Today is March 20. For me, it is Day 6.

I remain symptom free. I am healthy. I know that makes me among the lucky – and hopefully continuing to be lucky – non-COVID-19 stricken. However, life is definitely not normal.

I returned from a TDY visiting our awesome Reserve Citizen Airmen of the 624th Regional Support Group in Hawaii and Guam on Saturday, March 14, to find out the Office of the Air Force Surgeon General indicated that due to the potential of having been exposed, I must self-quarantine and monitor for 14 days.

I am lucky to have a spouse who can absorb day-to-day needs, such as grocery shopping, and my children are grown and out of the house. We have set up a six-foot personal bubble around me. I eat on the far side of a room. I sleep in a guest bedroom. I work out in the morning on my elliptical machine. I ensure anything I touch is well sanitized. I am uber-connected to the news and social media. I choose to remain solidly within my four walls, not even walking the neighborhood; because if I am a carrier, there’s a chance I could impact other people. That’s not a risk I am willing to take.

I am fortunate that I have the technology to remain mostly connected; although as our systems get stressed, so too does my ability to stay connected and continue to lead my team from away. Like everybody else, my team and I are having to get creative to solve problems. When my laptop stopped working, my team sprang into action and retrieved the ineffective hardware from my front porch (after I sanitized it as best I could and put it all in a bag). After the Reserve Comm Focal Point fixed the problem and fully tested the system, my team returned my machine to my front porch.

My hours remain long. Because I am never more than a few feet away from my kitchen office, I am always at work. And, because I am worried about my team’s stressors, I am on the net during all waking hours.

I am lucky that the expert professionals who work for me (they actually work for you in the Air Force Reserve) have a firm grasp on the needs of our Reserve force. They continue to grow the body of knowledge as unique situations arise. Our mission set is complex and touches nearly every aspect of every directorate’s mission sets with personnel implications. It’s a web in which I am stuck in my cocoon.

I provide injects and vectors as requested, but to a lesser degree than I think we’d all prefer. My team always contributes to our body of knowledge and solves problems, but even more so in this time of crisis. They get the job done.

But.… here’s the thing: I am an extreme extrovert. While some folks get their energy and vitality from spending quiet, contemplative time, that’s not me. I get my energy from people, from engagement, from shared experiences, from human contact.

My kitchen-office set up, the technology, the cell phones – they only connect for the requirements (well, mostly). For right now, gone for me are the office exercise sessions and the face-to-face communications with my work family. Gone are the “how was your kid’s soccer game?” and “how is your parent’s health?” hallway conversations. Those things that keep us connected now require a much more diligent and deliberate approach.

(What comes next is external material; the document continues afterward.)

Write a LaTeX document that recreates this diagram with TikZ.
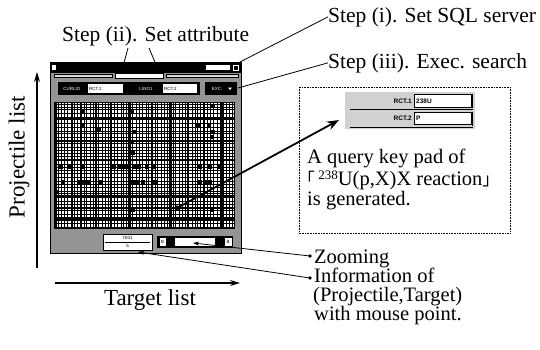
\documentclass[tikz,border=0pt]{standalone}
\usepackage{fontspec}
\setmainfont{Liberation Serif}
\setsansfont{Liberation Sans}
\newfontfamily\cjk{Noto Sans CJK JP}
\usetikzlibrary{arrows.meta}

\tikzset{
  lbl/.style={inner sep=0pt, anchor=base west, font=\fontsize{21.5}{24}\selectfont},
  note/.style={inner sep=0pt, anchor=base west, font=\fontsize{20.5}{22}\selectfont},
  axislbl/.style={inner sep=0pt, font=\fontsize{23}{26}\selectfont},
  guide/.style={line width=0.8pt},
  pointer/.style={line width=0.8pt, -{Stealth[length=6pt,width=4pt]}},
  axisarrow/.style={line width=1.3pt, -{Stealth[length=10pt,width=6pt]}},
  bigarrow/.style={line width=1.8pt, -{Stealth[length=12pt,width=9pt]}},
  dither/.style={fill=black!42},
  tinytxt/.style={inner sep=0pt, font=\sffamily\fontsize{4.5}{5}\selectfont},
  smalltxt/.style={inner sep=0pt, font=\sffamily\bfseries\fontsize{6.5}{7}\selectfont},
  field/.style={draw, line width=0.4pt, fill=white},
}
\newcommand\cornerbr[1]{\smash{\cjk\fontsize{17}{17}\selectfont #1}}
\newcommand\massno[1]{\raisebox{0.3em}{\fontsize{13}{13}\selectfont #1}}

\begin{document}
\begin{tikzpicture}[x=1pt,y=-1pt]
\useasboundingbox (0,0) rectangle (540,349);

% ---------- search window ----------
\fill[dither] (50,62) rectangle (241,253);
\draw[line width=0.5pt] (50,62) rectangle (241,253);
% title bar
\fill (50,62) rectangle (241,72.5);
\fill[white] (52,64.5) rectangle (56,69.5);
\fill[white] (206,64.5) rectangle (230,70);
\draw[white, line width=0.6pt] (233,64.8) rectangle (238,69.8);
% tab strip
\draw[line width=0.4pt, fill=black!15] (54,73.8) rectangle (112,77.6);
\draw[line width=0.4pt, fill=white] (115,73.2) rectangle (163,78);
\draw[line width=0.4pt, fill=black!15] (166,73.8) rectangle (238,77.6);
\coordinate (tabL) at (121,74);
\coordinate (tabR) at (160,74);
% attribute row
\fill (58,82) rectangle (200,95);
\node[tinytxt, text=white] at (72,88.5) {CURLIO};
\draw[field] (87,83.5) rectangle (123,93.5);
\node[tinytxt, anchor=west] at (89,88.5) {RCT.1};
\node[tinytxt, text=white] at (146,88.5) {LINO1};
\draw[field] (162,83.5) rectangle (197,93.5);
\node[tinytxt, anchor=west] at (164,88.5) {RCT.2};
% execute button
\fill (205,82) rectangle (237,95);
\node[tinytxt, text=white] at (217,88.5) {EXC.};
\fill[white] (228,87.5) -- (232,87.5) -- (230,90) -- cycle;
\coordinate (closebtn) at (238,63);
\coordinate (execbtn) at (238,88);

% ---------- projectile / target grid ----------
\fill[white] (54,102) rectangle (234,228);
\begin{scope}
\clip (54,102) rectangle (234,228);
\pgfmathsetseed{11}
\foreach \i in {0,...,57} {
  \pgfmathsetmacro\xx{55+\i*3.1+rnd*1.4}
  \pgfmathsetmacro\ww{0.45+rnd*0.85}
  \draw[line width=\ww pt] (\xx,102) -- (\xx,228);
}
\foreach \i in {0,...,37} {
  \pgfmathsetmacro\yy{103+\i*3.35+rnd*1.2}
  \pgfmathsetmacro\ww{0.4+rnd*0.7}
  \draw[line width=\ww pt] (54,\yy) -- (234,\yy);
}
\foreach \xx in {72,96,111,129,152,171,188,204,222}
  \draw[line width=1.2pt] (\xx,102) -- (\xx,228);
\foreach \yy in {118,141,160,196,219}
  \draw[line width=1.1pt] (54,\yy) -- (234,\yy);
\draw[line width=1.6pt] (56,208) -- (234,208);
% occupied cells
\foreach \p in {(83,112),(132,112),(213,106),(82,125),(99,130),(135,132),
  (132,142),(133,153),(198,125),(209,125),(213,132),(212,137),
  (61,167),(70,167),(83,167),(114,167),(119,167),(124,167),(129,167),
  (134,167),(139,167),(147,167),(153,167),(200,167),(210,167),(219,167),
  (63,182),(80,182),(84,182),(88,182),(100,182),(130,182),(134,182),
  (138,182),(143,182),(155,182),(200,182),(205,182),(210,182),(57,192),
  (133,210),(212,210),(222,223)}
  \fill \p ++(-1.8,-1.8) rectangle ++(3.6,3.6);
\end{scope}
\draw[line width=0.5pt] (54,102) rectangle (234,228);
\fill (177,208) circle (2.6) coordinate (hit);

% bottom status row
\draw[field] (103,234) rectangle (152,250);
\draw[line width=0.4pt] (105,242) -- (150,242);
\node[tinytxt] at (127.5,238) {7001};
\node[tinytxt] at (127.5,246) {5};
\fill (157,236) rectangle (233,248);
\draw[field] (159,237.5) rectangle (166.5,246.5);
\node[tinytxt] at (162.7,242) {B};
\fill[white] (175,238) rectangle (215,246);
\draw[field] (224.5,237.5) rectangle (232,246.5);
\node[tinytxt] at (228.2,242) {B};
\coordinate (zoomctl) at (193,243);
\coordinate (infobox) at (138,252);

% ---------- axes ----------
\coordinate (pbot) at (37,268);
\coordinate (ptop) at (37,72);
\draw[axisarrow] (pbot) -- (ptop);
\node[axislbl, rotate=90] (plist) at (19,157) {Projectile list};
\coordinate (tleft) at (55,283);
\coordinate (tright) at (240,283);
\draw[axisarrow] (tleft) -- (tright);
\node[axislbl, anchor=base] (tlist) at (150,305) {Target list};

% ---------- step labels ----------
\node[lbl] (s1) at (328,22) {Step (i). Set SQL server};
\node[lbl] (s2) at (62,41) {Step (ii). Set attribute};
\node[lbl] (s3) at (328,68) {Step (iii). Exec. search};
\coordinate (s2a) at (128,48);
\coordinate (s2b) at (149,48);
\draw[guide] (s1.west) -- (closebtn);
\draw[guide] (s3.west) -- (execbtn);
\draw[guide] (s2a) -- (tabL);
\draw[guide] (s2b) -- (tabR);

% ---------- generated query pad ----------
\draw[line width=0.6pt, densely dotted] (299,87) rectangle (510,233);
\fill[black!18] (345,92) rectangle (475,129);
\node[smalltxt, anchor=east] at (412,101) {RCT.1};
\draw[field] (414,94.5) rectangle (471,107);
\node[smalltxt, anchor=west] at (416,101) {238U};
\draw[line width=1pt] (472,94) -- (472,108);
\draw[line width=0.8pt] (350,109) -- (473,109);
\node[smalltxt, anchor=east] at (412,118) {RCT.2};
\draw[field] (414,112) rectangle (471,124.5);
\node[smalltxt, anchor=west] at (416,118) {P};
\draw[line width=1pt] (472,111.5) -- (472,125.5);
\draw[line width=0.8pt] (350,127) -- (473,127);
\coordinate (pad) at (339,120);
\draw[bigarrow] (hit) -- (pad);
\node[note] (q1) at (307,163) {A query key pad of};
\node[note] (q2) at (307,185.5) {\kern-0.45em\cornerbr{「}\,\massno{238}U(p,X)X reaction\cornerbr{」}};
\node[note] (q3) at (307,205) {is generated.};

% ---------- status callouts ----------
\fill (310,256) circle (1.8) coordinate (bz);
\fill (310,278) circle (1.8) coordinate (bi);
\draw[pointer] (bz) -- (zoomctl);
\draw[pointer] (bi) -- (infobox);
\node[note] (zl) at (314,263) {Zooming};
\node[note] (i1) at (314,282) {Information of};
\node[note] (i2) at (313,301) {(Projectile,Target)};
\node[note] (i3) at (314,320) {with mouse point.};
\end{tikzpicture}
\end{document}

I worry about our resiliency. How can we stay spiritually connected? How can I ensure the emotional needs of myself and my A1 work family are covered? What can we do to stay physically healthy?

I know that my situation is easy compared to so many others. I am healthy. I am lucky. But, I am lonely in an unusual way.

We are doing all we can to ensure we will all come through this. I will come through this. I pray we can continue to fulfill and take care of those needs for information and resources for those whose needs are greater than this lonely extrovert.